Nicholas Mouret, fondateur de Greenmetrics et investisseur à Time for the Planet. Crédits : Greenmetrics
Les entreprises ont-elles conscience de l’hyperconsommation technologique ? Nicholas Mouret, fondateur de Greenmetrics et investisseur à Time for the Planet, s’attaque à la pollution numérique et met en exergue la difficulté des sociétés à prendre à bras-le-corps l’enjeu de la sobriété.
Bien que les termes de sobriété et de pollution numérique prennent lentement mais sûrement plus de place dans l’espace médiatique, et au sein des politiques d’entreprises et gouvernementales, nous sommes aujourd’hui loin d’une prise de conscience généralisée.
La virtualité reste définitivement à la source de l’hyperconsommation numérique. Pour changer les mentalités, rendons visible ce qui n’est pas palpable.
Imager pour mieux comprendre
Qu’est ce qu’internet ? une question qui nous a rarement été posée. Nous l’utilisons presque tous, tous les jours, pendant des heures, sur toutes les plateformes. Et pourtant, combien d’entre nous sont en capacité d’y répondre ? La réponse est moins séduisante qu’il n’y paraît : c’est un fil, planté à quelques centimètres de nos pieds, réfracteur de lumière. Chacune de nos actions numériques engage ainsi une réponse énergétique. Un envoi de mail, un visionnage de vidéo, une réunion en visioconférence, un téléchargement, un paiement… Combien d’entre nous n’envisage jamais la matérialité derrière ces exécutions quotidiennes ?
Nous le savons, le numérique pèse fortement dans la balance en étant responsable de 4 % des émissions de gaz à effets de serre. Cela signifie que produire, utiliser, et jeter des équipements numériques pollue, tout comme nos usages en ligne polluent. Et pourtant, l’omniprésence du numérique nous interdit de le penser, principalement lorsqu’il s’agit d’environnement et de dégâts irréversibles pour la planète. Bien que la sobriété soit devenue un concept largement accepté, et une boussole pour bon nombre d’acteurs impliqués dans la résilience numérique, beaucoup d’entreprises n’ont, à juste titre, pas encore tout à fait saisi de quoi il s’agissait, et par où commencer.
S’engager dans la sobriété entend reprendre la maîtrise de ses choix technologiques, d’entrer dans une compréhension globale de ses usages et de son impact, et d’en saisir le sens de la responsabilité individuelle et collective qui l’accompagne. Le rapport « Déployer la sobriété numérique » (Shift Project, 2020) est clair : nos choix technologiques sont des choix sociaux, à la source de nos mécanismes d’hyperconsommation si délétères.
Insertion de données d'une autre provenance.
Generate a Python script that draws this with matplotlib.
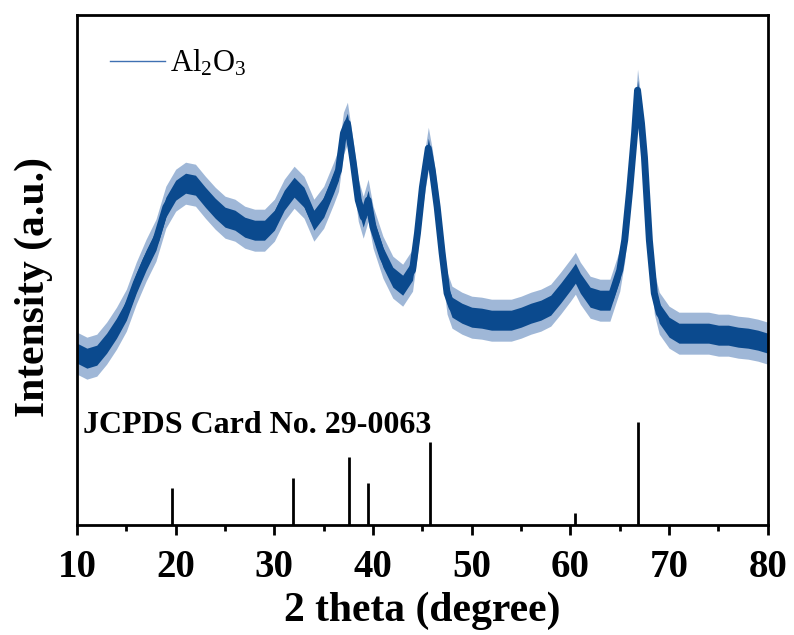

Pour sortir du caractère compulsif de notre utilisation numérique, et par conséquent du déploiement massif d’infrastructures et terminaux qui la précède, il convient d’en retrouver la maîtrise en imageant de manière concrète la matérialité de nos systèmes d’informations.
La nécessité d’une démarche intégrée
La première moitié du chemin est faite, nous savons et prenons conscience de l’impact des équipements que nous utilisons. Il convient à présent de penser au coût environnemental de nos usages et services digitaux de manière globale. Une fois que l’on a su mesurer son bilan carbone numérique, à quoi fait-il référence concrètement ? Le risque serait de tomber sur des résultats chiffrés qui pourraient paraître « abstraits » pour certains et rendre périlleuse l’incitation à agir et réduire sa consommation. Établir des équivalences et créer un système de mesure intégrant à la fois les équipements utilisés et les usages numériques permettrait d’entrer dans une démarche globale et surtout plus claire aux yeux de tous.
Nous pouvons à présent intégrer cette dimension environnementale dans le pilotage stratégique et organisationnel de nos organisations à travers des initiatives numériques qui prennent en compte l’importance de la sobriété et de technologies éco-conçues. Cette approche systémique est primordiale pour réduire les usages énergivores superflus et se concentrer sur une mission d’intérêt général à entreprendre en équipe : réduire son bilan carbone. Pour une politique numérique durable, il faut considérer des efforts à intégrer dans les tâches opérationnels du quotidien, pour retrouver la maîtrise de ses usages et mener le mouvement de la résilience. Pour cela pas de secret : Mesurez, analysez, réduisez.